## RECORDS FOR THIS TASK
— Begin —
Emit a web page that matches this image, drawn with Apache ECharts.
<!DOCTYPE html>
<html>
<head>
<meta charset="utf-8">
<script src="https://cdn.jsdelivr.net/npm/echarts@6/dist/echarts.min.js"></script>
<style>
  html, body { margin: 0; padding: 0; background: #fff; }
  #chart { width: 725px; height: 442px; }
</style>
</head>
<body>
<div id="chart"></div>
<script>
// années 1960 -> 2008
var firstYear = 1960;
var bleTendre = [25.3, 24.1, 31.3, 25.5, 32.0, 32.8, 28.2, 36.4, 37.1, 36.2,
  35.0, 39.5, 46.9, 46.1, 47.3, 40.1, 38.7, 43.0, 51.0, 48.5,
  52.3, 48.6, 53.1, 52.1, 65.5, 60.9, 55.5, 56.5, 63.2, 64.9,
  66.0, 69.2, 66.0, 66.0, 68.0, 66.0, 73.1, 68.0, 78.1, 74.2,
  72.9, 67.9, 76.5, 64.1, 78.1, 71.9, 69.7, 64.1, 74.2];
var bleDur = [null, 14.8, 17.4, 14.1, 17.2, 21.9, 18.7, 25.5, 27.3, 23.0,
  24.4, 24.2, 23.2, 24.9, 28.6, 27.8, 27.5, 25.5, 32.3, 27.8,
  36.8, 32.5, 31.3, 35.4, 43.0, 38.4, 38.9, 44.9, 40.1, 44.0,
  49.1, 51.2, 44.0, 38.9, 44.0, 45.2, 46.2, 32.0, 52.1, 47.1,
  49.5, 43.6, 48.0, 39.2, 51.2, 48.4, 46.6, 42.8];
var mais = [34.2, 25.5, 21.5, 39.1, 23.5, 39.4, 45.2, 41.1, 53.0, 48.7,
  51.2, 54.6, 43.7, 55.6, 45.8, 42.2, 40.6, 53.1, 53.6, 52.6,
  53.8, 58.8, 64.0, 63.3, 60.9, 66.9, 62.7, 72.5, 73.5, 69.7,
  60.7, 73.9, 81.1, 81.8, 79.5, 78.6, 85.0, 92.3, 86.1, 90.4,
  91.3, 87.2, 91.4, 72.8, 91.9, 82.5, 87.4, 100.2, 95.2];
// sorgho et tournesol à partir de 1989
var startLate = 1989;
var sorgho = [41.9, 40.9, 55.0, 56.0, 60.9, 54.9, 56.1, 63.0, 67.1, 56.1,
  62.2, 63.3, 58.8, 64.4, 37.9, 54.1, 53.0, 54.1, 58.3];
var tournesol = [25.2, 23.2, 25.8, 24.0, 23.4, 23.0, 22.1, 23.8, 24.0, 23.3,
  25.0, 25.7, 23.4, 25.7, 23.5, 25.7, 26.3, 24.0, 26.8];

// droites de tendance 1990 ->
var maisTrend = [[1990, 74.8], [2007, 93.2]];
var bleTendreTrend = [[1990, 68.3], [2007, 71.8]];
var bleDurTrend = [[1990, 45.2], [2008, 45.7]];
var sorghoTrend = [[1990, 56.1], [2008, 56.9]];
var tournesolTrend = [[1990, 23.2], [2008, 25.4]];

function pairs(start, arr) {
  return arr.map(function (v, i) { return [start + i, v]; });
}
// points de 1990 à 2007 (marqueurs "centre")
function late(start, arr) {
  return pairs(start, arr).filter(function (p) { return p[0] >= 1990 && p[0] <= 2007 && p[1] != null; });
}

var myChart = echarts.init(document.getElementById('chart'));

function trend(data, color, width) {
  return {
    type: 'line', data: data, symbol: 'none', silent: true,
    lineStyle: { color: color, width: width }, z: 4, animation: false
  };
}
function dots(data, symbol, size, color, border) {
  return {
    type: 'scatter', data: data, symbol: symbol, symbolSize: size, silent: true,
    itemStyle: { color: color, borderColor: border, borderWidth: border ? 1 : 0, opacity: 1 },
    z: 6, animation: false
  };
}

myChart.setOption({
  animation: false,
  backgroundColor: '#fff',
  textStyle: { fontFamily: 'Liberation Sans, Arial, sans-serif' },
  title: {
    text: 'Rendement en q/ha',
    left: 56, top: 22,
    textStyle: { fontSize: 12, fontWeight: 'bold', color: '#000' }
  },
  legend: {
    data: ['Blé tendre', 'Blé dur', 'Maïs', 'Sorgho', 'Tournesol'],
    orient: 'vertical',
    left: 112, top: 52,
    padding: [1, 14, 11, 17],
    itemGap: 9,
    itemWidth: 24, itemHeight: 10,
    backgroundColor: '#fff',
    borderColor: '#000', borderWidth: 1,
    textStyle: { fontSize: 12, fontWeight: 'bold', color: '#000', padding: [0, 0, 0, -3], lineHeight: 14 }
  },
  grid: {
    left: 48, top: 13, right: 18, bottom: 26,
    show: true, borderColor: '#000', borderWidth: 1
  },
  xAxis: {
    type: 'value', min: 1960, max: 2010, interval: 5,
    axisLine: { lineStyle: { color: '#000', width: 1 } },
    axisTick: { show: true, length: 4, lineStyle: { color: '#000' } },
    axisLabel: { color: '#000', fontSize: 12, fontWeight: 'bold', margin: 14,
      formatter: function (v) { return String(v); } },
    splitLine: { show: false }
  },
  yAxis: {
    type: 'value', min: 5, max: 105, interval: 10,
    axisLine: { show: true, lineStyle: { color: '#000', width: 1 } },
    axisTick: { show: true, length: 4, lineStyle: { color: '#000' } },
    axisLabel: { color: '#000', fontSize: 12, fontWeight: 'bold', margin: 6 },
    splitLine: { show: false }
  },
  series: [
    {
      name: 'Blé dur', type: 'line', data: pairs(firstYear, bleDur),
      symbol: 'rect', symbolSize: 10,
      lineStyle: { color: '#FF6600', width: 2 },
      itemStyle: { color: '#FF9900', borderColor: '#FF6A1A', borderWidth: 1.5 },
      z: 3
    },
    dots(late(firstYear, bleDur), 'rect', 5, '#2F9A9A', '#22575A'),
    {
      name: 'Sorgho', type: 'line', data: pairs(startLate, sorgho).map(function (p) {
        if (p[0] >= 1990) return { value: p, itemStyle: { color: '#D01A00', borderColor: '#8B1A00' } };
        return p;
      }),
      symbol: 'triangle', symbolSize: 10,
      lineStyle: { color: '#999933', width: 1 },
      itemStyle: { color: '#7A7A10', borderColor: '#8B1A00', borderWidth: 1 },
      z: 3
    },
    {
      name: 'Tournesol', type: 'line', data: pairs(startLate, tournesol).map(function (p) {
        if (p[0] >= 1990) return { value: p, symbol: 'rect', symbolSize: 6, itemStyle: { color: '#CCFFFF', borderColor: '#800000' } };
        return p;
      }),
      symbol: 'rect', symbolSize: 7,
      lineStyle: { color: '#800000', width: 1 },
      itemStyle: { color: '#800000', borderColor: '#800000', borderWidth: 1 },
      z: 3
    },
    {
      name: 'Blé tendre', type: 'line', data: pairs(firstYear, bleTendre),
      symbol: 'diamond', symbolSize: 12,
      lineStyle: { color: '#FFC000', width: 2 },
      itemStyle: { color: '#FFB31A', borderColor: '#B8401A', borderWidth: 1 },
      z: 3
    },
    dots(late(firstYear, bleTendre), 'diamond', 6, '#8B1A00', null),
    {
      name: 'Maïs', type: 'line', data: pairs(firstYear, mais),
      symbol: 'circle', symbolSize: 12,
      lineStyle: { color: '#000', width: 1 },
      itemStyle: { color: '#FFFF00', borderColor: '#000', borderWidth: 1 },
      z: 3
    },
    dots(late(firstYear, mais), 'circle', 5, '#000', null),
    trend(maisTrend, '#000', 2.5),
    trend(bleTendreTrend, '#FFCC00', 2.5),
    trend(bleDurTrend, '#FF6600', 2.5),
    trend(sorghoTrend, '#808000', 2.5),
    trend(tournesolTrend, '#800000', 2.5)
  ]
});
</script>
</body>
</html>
— End —
— Begin —
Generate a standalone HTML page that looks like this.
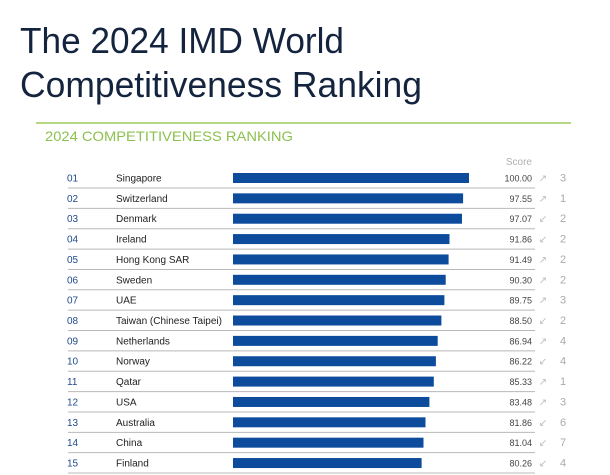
— End —
— Begin —
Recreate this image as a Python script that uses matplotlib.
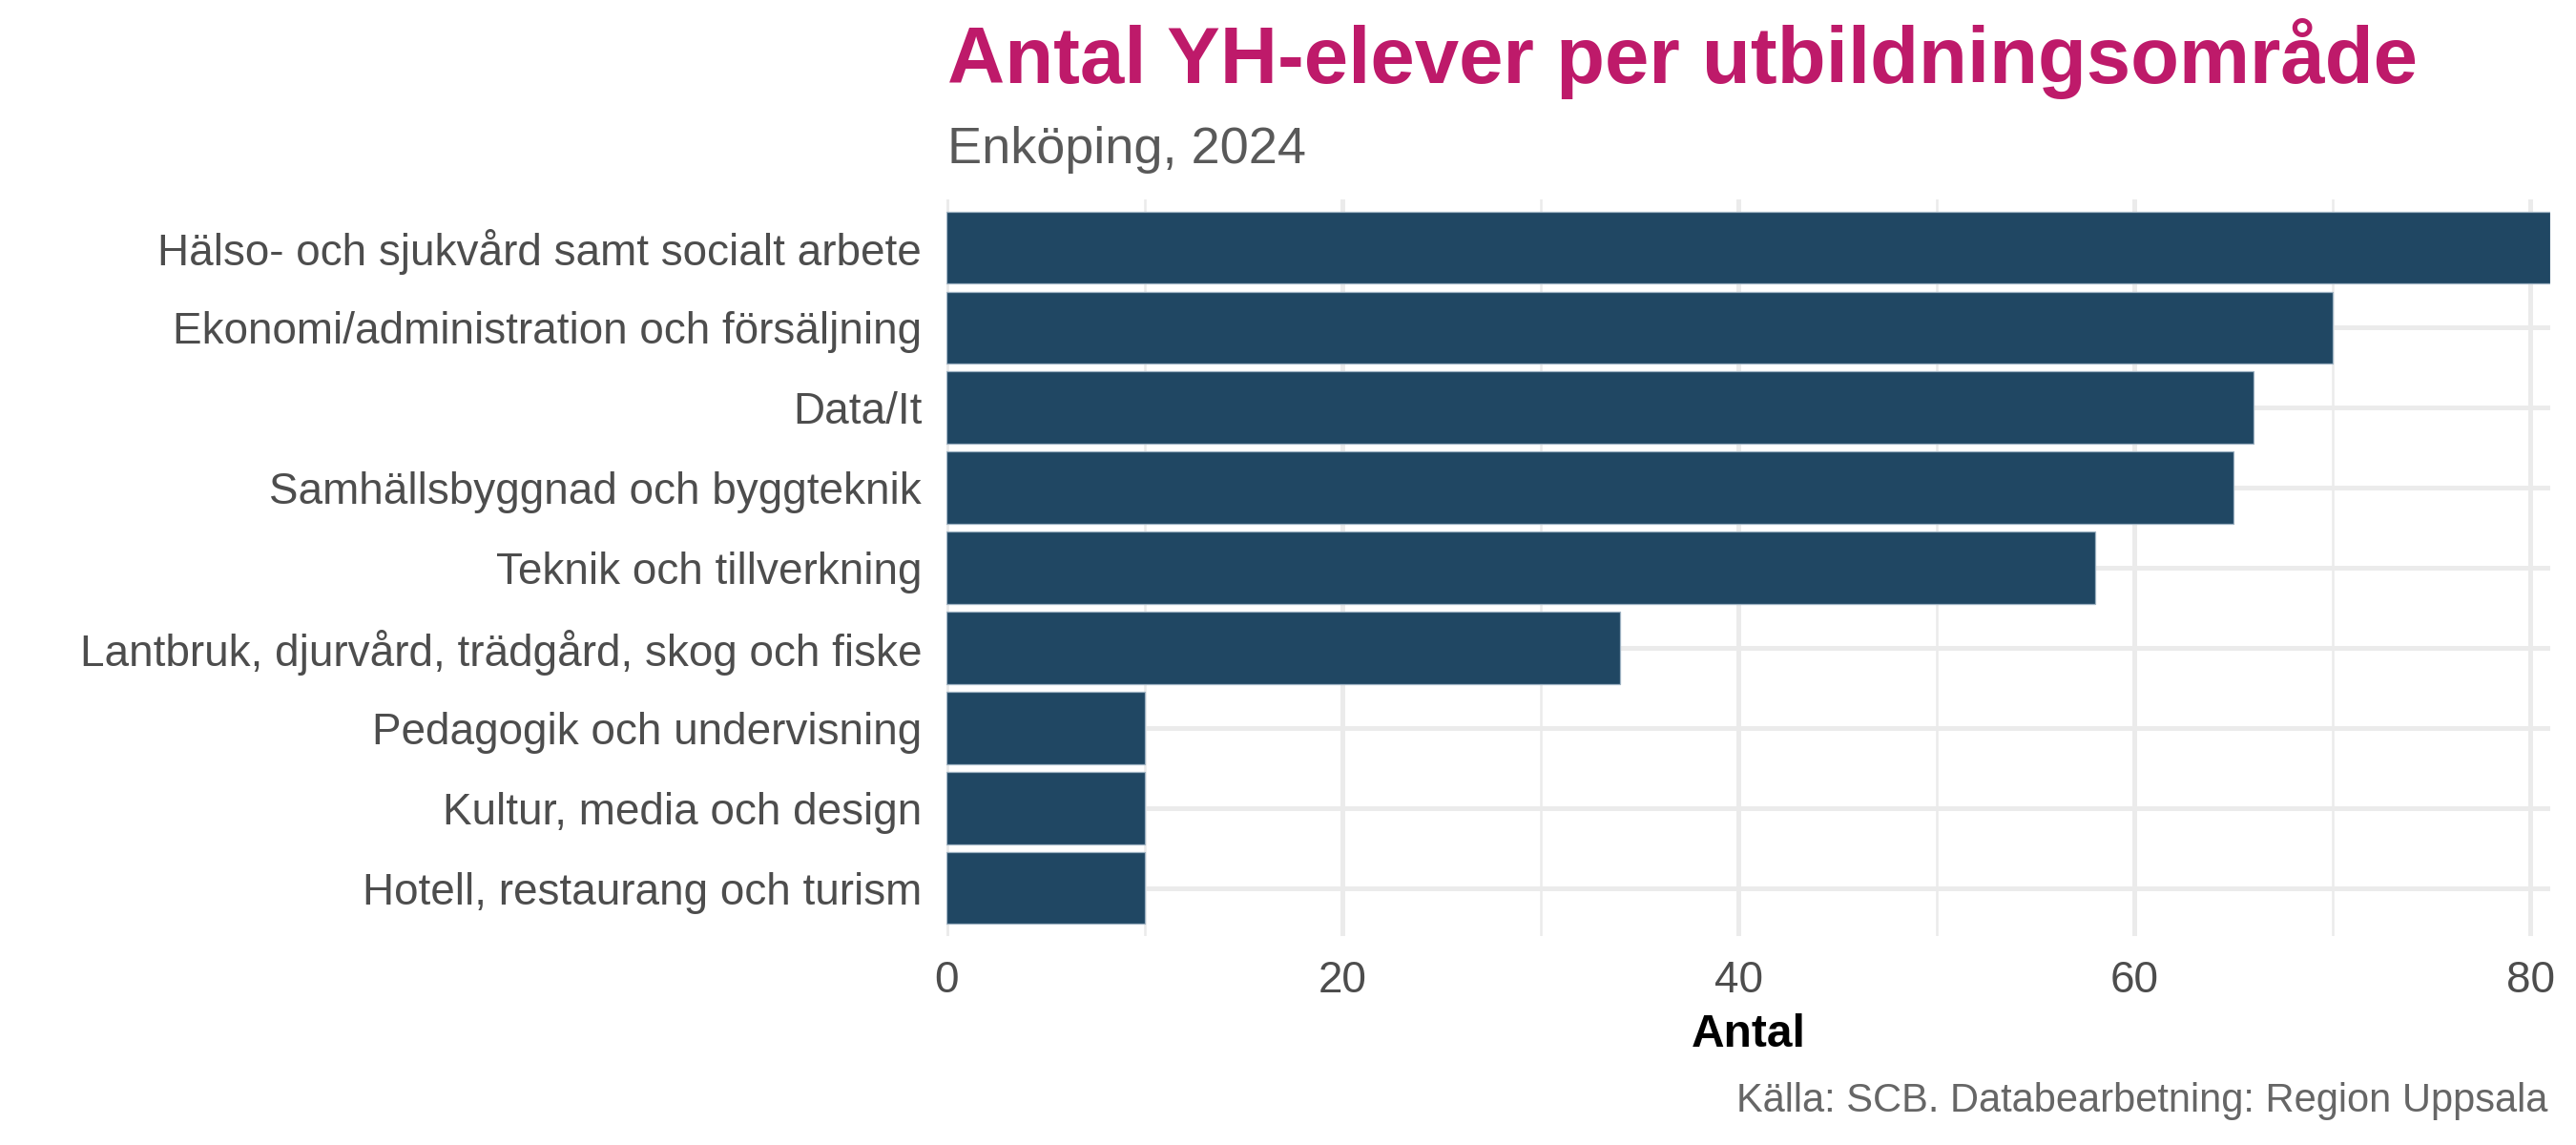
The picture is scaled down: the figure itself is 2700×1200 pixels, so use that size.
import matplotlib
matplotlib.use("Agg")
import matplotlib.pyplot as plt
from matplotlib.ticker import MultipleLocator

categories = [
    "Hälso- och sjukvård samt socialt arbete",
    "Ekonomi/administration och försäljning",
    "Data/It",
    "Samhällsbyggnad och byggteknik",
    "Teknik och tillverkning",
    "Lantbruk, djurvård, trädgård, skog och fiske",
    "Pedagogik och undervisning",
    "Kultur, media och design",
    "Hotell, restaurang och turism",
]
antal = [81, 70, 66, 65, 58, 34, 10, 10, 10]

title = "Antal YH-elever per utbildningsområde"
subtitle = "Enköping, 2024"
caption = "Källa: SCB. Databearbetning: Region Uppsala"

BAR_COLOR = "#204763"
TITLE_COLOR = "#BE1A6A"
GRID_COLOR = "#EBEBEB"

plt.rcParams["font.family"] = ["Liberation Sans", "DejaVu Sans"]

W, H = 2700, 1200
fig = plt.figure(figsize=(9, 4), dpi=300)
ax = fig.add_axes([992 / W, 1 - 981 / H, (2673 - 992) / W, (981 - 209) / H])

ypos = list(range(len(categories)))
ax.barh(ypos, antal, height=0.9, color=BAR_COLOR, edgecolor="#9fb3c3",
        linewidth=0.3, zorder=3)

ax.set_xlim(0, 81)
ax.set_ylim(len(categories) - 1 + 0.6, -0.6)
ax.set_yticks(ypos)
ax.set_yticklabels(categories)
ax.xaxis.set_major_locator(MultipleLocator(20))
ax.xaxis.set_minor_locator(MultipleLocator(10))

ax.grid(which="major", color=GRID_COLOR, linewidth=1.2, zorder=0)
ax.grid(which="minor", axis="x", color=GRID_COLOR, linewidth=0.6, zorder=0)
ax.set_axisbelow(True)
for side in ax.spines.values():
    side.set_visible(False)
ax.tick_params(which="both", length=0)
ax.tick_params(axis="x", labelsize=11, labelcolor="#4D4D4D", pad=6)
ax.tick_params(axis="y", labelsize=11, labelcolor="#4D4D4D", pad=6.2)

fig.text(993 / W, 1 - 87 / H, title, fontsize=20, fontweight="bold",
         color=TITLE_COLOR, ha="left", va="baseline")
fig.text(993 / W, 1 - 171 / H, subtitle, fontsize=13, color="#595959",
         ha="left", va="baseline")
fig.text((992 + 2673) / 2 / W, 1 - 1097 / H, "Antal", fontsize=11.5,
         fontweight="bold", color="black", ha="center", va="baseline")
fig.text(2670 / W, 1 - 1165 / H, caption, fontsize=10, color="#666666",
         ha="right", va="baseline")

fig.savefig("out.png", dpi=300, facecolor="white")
— End —
## AIM OF THE TASK
Among the entries above, find the line with "The picture is" and the line with "from matplotlib.ticker import MultipleLocator"; give again exactly these two lines and all lines between them.

## SOLUTION FOR THIS PROBLEM
The picture is scaled down: the figure itself is 2700×1200 pixels, so use that size.
import matplotlib
matplotlib.use("Agg")
import matplotlib.pyplot as plt
from matplotlib.ticker import MultipleLocator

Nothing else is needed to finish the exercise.